Any college admissions office, students or staff, that is collecting applications should treat a prospective student and their parents like an honored guest. They should also speak to someone in my position like a trusted adult. I do not care if the school is an exceptionally-selective college like Columbia or one where few applicants are turned away.
If you want someone’s money over four years, possibly more, you make them feel welcome and treat them with courtesy and respect. On this score the Columbia students who work the desks in admissions have a lot to learn about courtesy and life. Given what it takes to get into Columbia, it was sad that they did not appear to know those lessons.
6 Comments
Check out Loyola University Maryland when you have an opportunity. They do a great job of incorporating playful branding and a sense of classic prestige.
In fact, the Humanities Building has been used to film “House of Cards.”
I have visited and written about Loyola-Maryland. I thought that the university had a very nice urban campus as well as very bright students.
I had a similar bad experience at Columbia when visiting with my son in 2012. It was a hot day too so that didn’t help. They had one tour guide for about 40 people and the guide had the tiniest voice. The math department (my son was a prospective math major) was nice though and invited my son to come back the next day when undergrad students would be presenting their research in a symposium. He went to the symposium, was turned off by the students, and scratched Columbia off his list of possible schools.
The other Ivy school we visited wasn’t much better. The attitude seemed to be, “Yeah, you’ll apply here anyway so we don’t have to put together a dog and pony show for ya.”
You bring up a very important point: the students hired to conduct tours should be proud to talk about their school and speak about it with enthusiasm. Otherwise, why are they conducting tours to a group of families that might collectively pay over a million dollars in tuition and fees over four years to that school?
Great observations! One of my pet peeves is the failure of admissions offices to arrange for free or reduced-price parking. What an obvious public relations blunder. I won’t name names, but as a visitor to many campuses per year, I can tell you that there are those that make it nearly impossible to park and those that expect visitors to pay large sums of money and have credit cards/exact change for the honor of seeing their campuses.

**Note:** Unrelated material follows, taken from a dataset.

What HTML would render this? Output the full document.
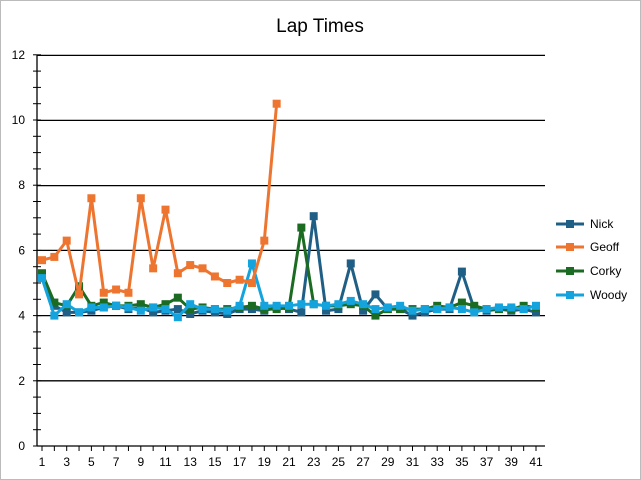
<!DOCTYPE html><html><head><style>body{margin:0;background:#fff}svg{display:block;font-family:"Liberation Sans",sans-serif}</style></head><body>
<svg width="641" height="480" viewBox="0 0 641 480">
<rect x="0.5" y="0.5" width="640" height="479" fill="#fff" stroke="#bbb"/>
<text x="320" y="32" font-size="19" text-anchor="middle">Lap Times</text>
<g stroke="#000" stroke-width="1.3">
<line x1="37" y1="55.4" x2="545" y2="55.4"/><line x1="37" y1="120.4" x2="545" y2="120.4"/><line x1="37" y1="185.6" x2="545" y2="185.6"/><line x1="37" y1="250.4" x2="545" y2="250.4"/><line x1="37" y1="315.6" x2="545" y2="315.6"/><line x1="37" y1="380.8" x2="545" y2="380.8"/><line x1="37" y1="446" x2="545" y2="446"/>
<line x1="37" y1="55" x2="37" y2="446"/>
</g>
<g id="ticks" stroke="#000" stroke-width="1"></g>
<g font-size="12" text-anchor="end" id="yl"></g>
<g font-size="12" text-anchor="middle" id="xl"></g>
<g id="series"></g>
<g font-size="12">
<line x1="556" y1="224" x2="584" y2="224" stroke="#1f5f86" stroke-width="3"/><rect x="566" y="220" width="8" height="8" fill="#1f5f86"/><text x="590" y="228">Nick</text>
<line x1="556" y1="247" x2="584" y2="247" stroke="#ed7530" stroke-width="3"/><rect x="566" y="243" width="8" height="8" fill="#ed7530"/><text x="590" y="251">Geoff</text>
<line x1="556" y1="271" x2="584" y2="271" stroke="#1c6b22" stroke-width="3"/><rect x="566" y="267" width="8" height="8" fill="#1c6b22"/><text x="590" y="275">Corky</text>
<line x1="556" y1="295" x2="584" y2="295" stroke="#14a3dc" stroke-width="3"/><rect x="566" y="291" width="8" height="8" fill="#14a3dc"/><text x="590" y="299">Woody</text>
</g>
<script>
var NS="http://www.w3.org/2000/svg";
function X(i){return 42+(i-1)*12.35}function Y(v){return 446-v*32.6}
function el(p,t,a,txt){var e=document.createElementNS(NS,t);for(var k in a)e.setAttribute(k,a[k]);if(txt!=null)e.textContent=txt;document.getElementById(p).appendChild(e)}
for(var v=0;v<=12;v+=0.5){var y=Y(v);el("ticks","line",{x1:33,x2:41,y1:y,y2:y});}
for(var v=0;v<=12;v+=2)el("yl","text",{x:25,y:Y(v)+4},v);
for(var i=1;i<=41;i++){el("ticks","line",{x1:X(i),x2:X(i),y1:446,y2:451});if(i%2)el("xl","text",{x:X(i),y:466},i);}
var S=[
["#1f5f86",[5.2,4.3,4.1,4.1,4.15,4.25,4.3,4.2,4.25,4.1,4.15,4.2,4.05,4.15,4.1,4.05,4.2,4.2,4.15,4.25,4.2,4.1,7.05,4.15,4.2,5.6,4.15,4.65,4.2,4.2,4.0,4.1,4.2,4.2,5.35,4.2,4.15,4.2,4.15,4.2,4.1]],
["#1c6b22",[5.3,4.4,4.3,4.9,4.3,4.4,4.3,4.3,4.35,4.25,4.35,4.55,4.2,4.25,4.2,4.2,4.25,4.3,4.2,4.2,4.25,6.7,4.35,4.3,4.3,4.35,4.3,4.0,4.2,4.2,4.2,4.2,4.3,4.25,4.4,4.3,4.2,4.2,4.2,4.3,4.25]],
["#14a3dc",[5.15,4.0,4.35,4.1,4.25,4.25,4.3,4.25,4.15,4.25,4.2,3.95,4.35,4.2,4.2,4.15,4.3,5.6,4.3,4.3,4.3,4.35,4.35,4.3,4.35,4.45,4.35,4.2,4.25,4.3,4.15,4.2,4.2,4.25,4.2,4.1,4.2,4.25,4.25,4.2,4.3]],
["#ed7530",[5.7,5.8,6.3,4.65,7.6,4.7,4.8,4.7,7.6,5.45,7.25,5.3,5.55,5.45,5.2,5.0,5.1,5.0,6.3,10.5]]];
S.forEach(function(s){var d=s[1].map(function(v,k){return X(k+1)+","+Y(v)}).join(" ");
el("series","polyline",{points:d,fill:"none",stroke:s[0],"stroke-width":3,"stroke-linejoin":"round"});
s[1].forEach(function(v,k){el("series","rect",{x:X(k+1)-4,y:Y(v)-4,width:8,height:8,fill:s[0]})});});
</script>
</svg></body></html>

I suppose it goes along with what you’re saying. Either the organization welcomes your visit or it does not. Nancy
Hi Nancy,
I have also been to schools where I had to pay for parking or found it quite inconvenient to the first stop of an open house or a campus visit. Having been an urban planner I can accept this when parking is very tight on a campus and the school could not possibly make room for more parking in a city location. But I have also seen schools make up for this by marking directions very well or having very helpful people to make you feel less upset about the inconveniences. Penn State, for example, has very remote parking by the football stadium. However, the tour guides who showed my group around were exceptional–they knew how to route us out of the rain the day I was there–and the admissions office also offered lunch (including the university’s famous ice cream) after the tour.